Extra Bonus: This little guy was sitting out in the grass between the Jones School and the RMC, just as bold as brass.

This entry was posted in Uncategorized. Bookmark the permalink.

13 Responses to The Spelling Test

  1. marmer01 says:

    Bunny and Ford tractor. You thought of me!

  2. M says:

    bring the spelling test back!

  3. effegee says:

    Looks like some of Ruby’s rabbits escaped!

  4. James says:

    Cute little rabbit, and looks like it’s well fed.

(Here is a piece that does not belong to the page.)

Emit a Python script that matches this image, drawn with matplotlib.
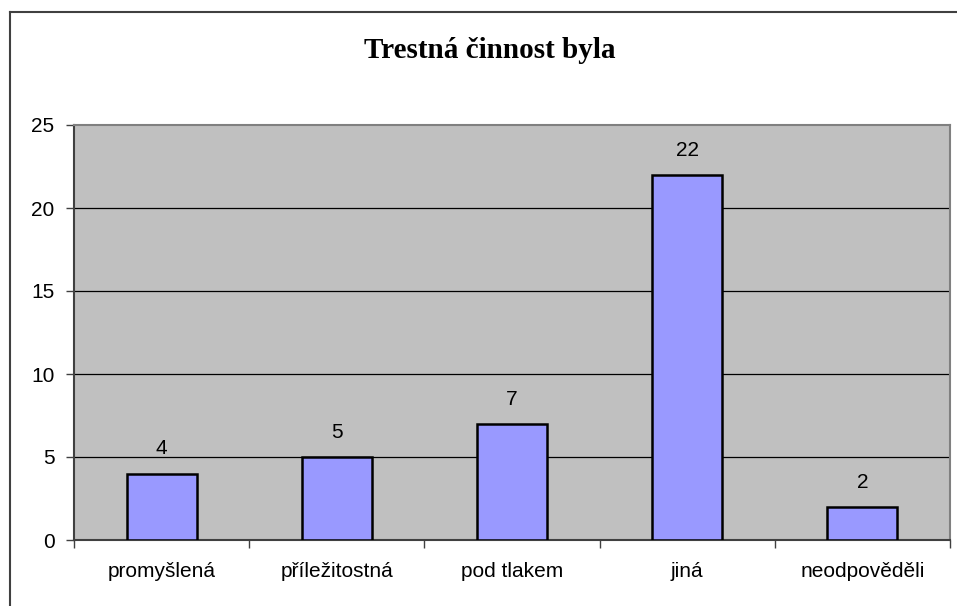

  5. Barney L. McCoy says:

    In comparison with my High School English teacher’s word list, the Rice spelling test looks like a piece of cake. Tues and Fri we did 20 words from the list, defining each and then using the word in a sentence. He claimed to be getting us ready for the College Boards; we thought he was merely being “sadistic”.
    Barney L. McCoy, Hanszen 67

  6. mattnoall says:

    Perhaps they stopped this when the faculty realized they would have difficulty passing this. Rather embarassing

    I remember one lecture I attended where the
    Professor had to pause trying to spell a word. His verbal statement was “Remember how to spell ‘remember'”

  7. Leoguy says:

    Interesting…
    What constituted “passing?” 100 percent correct?

  8. Joe A Buck says:

    Regarding this demise of the Rice spell test …
    I recall hearing about this as a legend about the difficulty of going to Rice as a very young child. I started school in’56 and even first grader (rural public school) already knew how Rice students studied their spelling list beginning as freshmen. Thereafter, across Texas spelling bee competitions were a fixture of weekly English class up until Junior High (1 st. – 7th grades). Further with the scourge of Polio no longer a threat to society, defeated by good science, the reality that science did not depend on spelling and that children should already know how to spell …. so I always thought about the rapid ‘overlap’ of science vs. the humanities … Recall that 5 yrs later Rice was where most of the world first learned about going to the mon and NASA.

  9. William Hook says:

    Great Information. Thanks for sharing

  10. Pingback: English Zero, 1933 | Rice History Corner

  11. Any link between the Rice spelling test and the Rice purity test?